Externally, companies should seek win-win cooperation. To address the shortage of professional talent in fields beyond traditional domains, integrated energy service enterprises should, in addition to exploring social recruitment and labor dispatch to bring in multi-disciplinary and multi-level talent, more importantly consider resource integration and external collaboration. For a single enterprise, blindly striving to be large and all-encompassing may be counterproductive, while forming broad, high-quality cooperation with external resources can yield twice the result with half the effort. From a development strategy perspective, selecting certain projects to be carried out in cooperation with third parties—entrusting them to deliver value-added services in specialized energy fields—can help rapidly expand and strengthen the integrated energy services market.

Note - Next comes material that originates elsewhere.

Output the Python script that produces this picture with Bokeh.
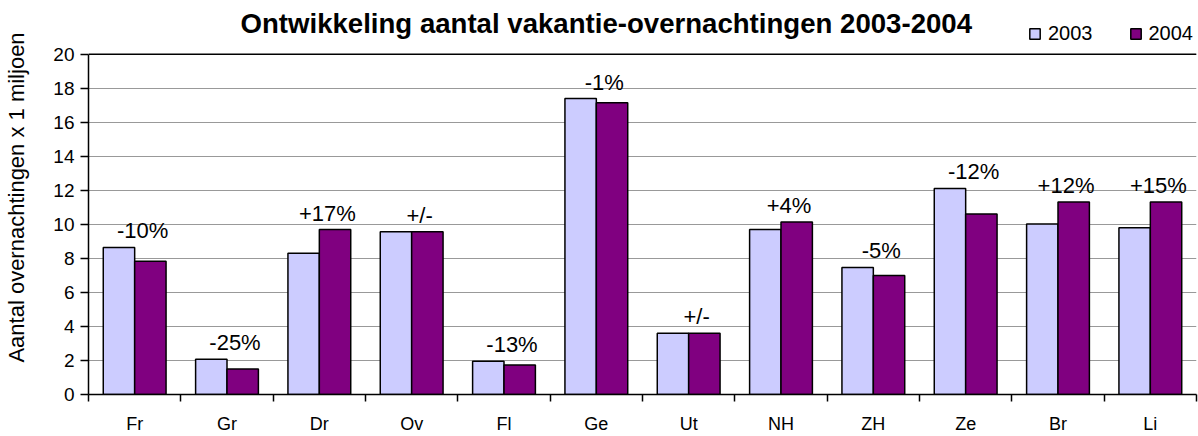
import numpy as np
from bokeh.plotting import figure
from bokeh.models import Range1d, FixedTicker, Span, Legend, LegendItem, Label
from bokeh.embed import file_html
from bokeh.resources import INLINE
from bokeh.core.properties import value

categories = ["Fr", "Gr", "Dr", "Ov", "Fl", "Ge", "Ut", "NH", "ZH", "Ze", "Br", "Li"]
v2003 = [8.65, 2.07, 8.30, 9.57, 1.95, 17.40, 3.60, 9.70, 7.47, 12.12, 10.03, 9.80]
v2004 = [7.83, 1.50, 9.70, 9.57, 1.74, 17.15, 3.60, 10.15, 7.00, 10.62, 11.32, 11.32]
changes = ["-10%", "-25%", "+17%", "+/-", "-13%", "-1%", "+/-", "+4%", "-5%", "-12%", "+12%", "+15%"]
series_names = ["2003", "2004"]
y_ticks = list(range(0, 21, 2))
title_text = "Ontwikkeling aantal vakantie-overnachtingen 2003-2004"

FONT = "Liberation Sans"
n = len(categories)
centers = np.arange(n) + 0.5
y_max = y_ticks[-1]
# frame extends above the value axis so the title and legend row are drawn inside it
y_top = y_max * 395 / 341

p = figure(width=1198, height=436, x_range=Range1d(0, n), y_range=Range1d(0, y_top),
           output_backend="svg", toolbar_location=None,
           min_border_left=88, min_border_right=2, min_border_top=0, min_border_bottom=41)
p.outline_line_color = None
p.xgrid.visible = False
p.ygrid.ticker = FixedTicker(ticks=y_ticks)
p.ygrid.grid_line_color = "#999999"
p.ygrid.grid_line_width = 1.2

bw = 0.34
r1 = p.vbar(x=centers - bw / 2, top=v2003, width=bw, fill_color="#CCCCFF",
            line_color="black", line_width=1.5)
r2 = p.vbar(x=centers + bw / 2, top=v2004, width=bw, fill_color="#800080",
            line_color="black", line_width=1.5)

p.add_layout(Span(location=y_max, dimension="width", line_color="black", line_width=1.5))

label_y = np.maximum(np.array(v2003), np.array(v2004)) + 0.97
p.text(x=centers, y=label_y, text=changes, x_offset=8, text_align="center",
       text_baseline="middle", text_font=value(FONT), text_font_size="22px",
       text_color="black")

# x axis
p.xaxis.ticker = FixedTicker(ticks=list(centers), minor_ticks=list(range(n + 1)))
p.xaxis.major_label_overrides = {float(c): name for c, name in zip(centers, categories)}
p.xaxis.axis_label = None
p.xaxis.major_tick_in = 0
p.xaxis.major_tick_out = 0
p.xaxis.minor_tick_in = 0
p.xaxis.minor_tick_out = 7
p.xaxis.minor_tick_line_color = "black"
p.xaxis.minor_tick_line_width = 1.5
p.xaxis.axis_line_color = "black"
p.xaxis.axis_line_width = 1.5
p.xaxis.major_label_text_font = FONT
p.xaxis.major_label_text_font_size = "18px"
p.xaxis.major_label_text_color = "black"
p.xaxis.major_label_standoff = 12

# y axis
p.yaxis.ticker = FixedTicker(ticks=y_ticks)
p.yaxis.bounds = (0, y_max)
p.yaxis.major_tick_in = 0
p.yaxis.major_tick_out = 8
p.yaxis.major_tick_line_width = 1.5
p.yaxis.minor_tick_line_color = None
p.yaxis.axis_line_width = 1.5
p.yaxis.major_label_text_font = FONT
p.yaxis.major_label_text_font_size = "19px"
p.yaxis.major_label_text_color = "black"
p.yaxis.major_label_standoff = 6
p.yaxis.axis_label = "Aantal overnachtingen x 1 miljoen"
p.yaxis.axis_label_text_font = FONT
p.yaxis.axis_label_text_font_size = "22px"
p.yaxis.axis_label_text_font_style = "normal"
p.yaxis.axis_label_text_color = "black"
p.yaxis.axis_label_standoff = 21

p.add_layout(Label(x=152, y=371, x_units="screen", y_units="screen", text=title_text,
                   text_align="left", text_baseline="middle", text_font=FONT,
                   text_font_size="27.6px", text_font_style="bold", text_color="black"))

legend = Legend(items=[LegendItem(label=series_names[0], renderers=[r1]),
                       LegendItem(label=series_names[1], renderers=[r2])],
                orientation="horizontal", location=(940, 349),
                background_fill_alpha=0, border_line_color=None,
                glyph_width=13, glyph_height=13, label_standoff=7, spacing=36,
                padding=0, margin=0, label_text_font=FONT, label_text_font_size="20px",
                label_text_color="black")
p.add_layout(legend)

open("out.html", "w").write(file_html(p, INLINE))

2. Boldly Innovate and Upgrade Services

Innovate business models. By researching and analyzing the characteristics of different customer groups—such as public buildings, industrial parks, and industrial enterprises—companies should accurately grasp customer needs for energy services and segment customer categories. They should flexibly adopt business models such as energy stewardship and multi-energy complementarity based on local conditions, and boldly practice a variety of engineering models such as EMC (energy management contracting), EPC (engineering, procurement, construction), and BOT. Promotion and application of technologies such as the Internet of Things (IoT), big data, and energy storage should be strengthened to provide customized integrated energy solutions for customers. Companies should conduct in-depth research into profit points at key links and key technologies across the entire integrated energy services industry chain, create optimal profit models, and maximize benefits.

Implement “Internet+” energy services. Companies should leverage their resource advantages and widely deploy digital platforms for integrated energy services. In combination with outsourced equipment O&M and energy stewardship services, they should take control of customers’ internal energy-efficiency data resources, carry out multi-dimensional analysis, and deeply mine data value. On this basis, they can provide “Internet+” energy services such as energy-use monitoring and energy-efficiency diagnostics. Companies should establish in-house big data analysis teams, actively learn and master advanced data analysis methods from home and abroad, and use analysis of customer energy-use data to guide the rollout of integrated energy services.

3. Take the Lead in Pilot Efforts and Accelerate Market Development

Carefully build demonstration projects. Companies should accelerate the development of typical demonstration projects, and at the same time keep a close eye on potential customers. Guided by the goals of multi-energy complementary integrated optimization and regional energy internet construction, they should actively apply technologies such as energy storage and IoT to build a number of large-scale, efficient, and technologically advanced integrated energy service demonstration projects. They should proactively distill experience from project implementation, form models that are replicable and scalable, and thus help expand the scale of existing business and improve operating performance.

Actively expand the service market. Companies should seize the opportunities presented by economic recovery and rapid growth in energy demand and accelerate their layout in the integrated energy services market, striving to secure first-mover advantages. They should proactively engage with large energy-consuming enterprises and build a pipeline of potential projects. Communication and cooperation with counties (cities) and districts in various regions should be strengthened. By signing strategic cooperation agreements, companies can clarify cooperation intentions and lay a solid foundation for subsequent market expansion.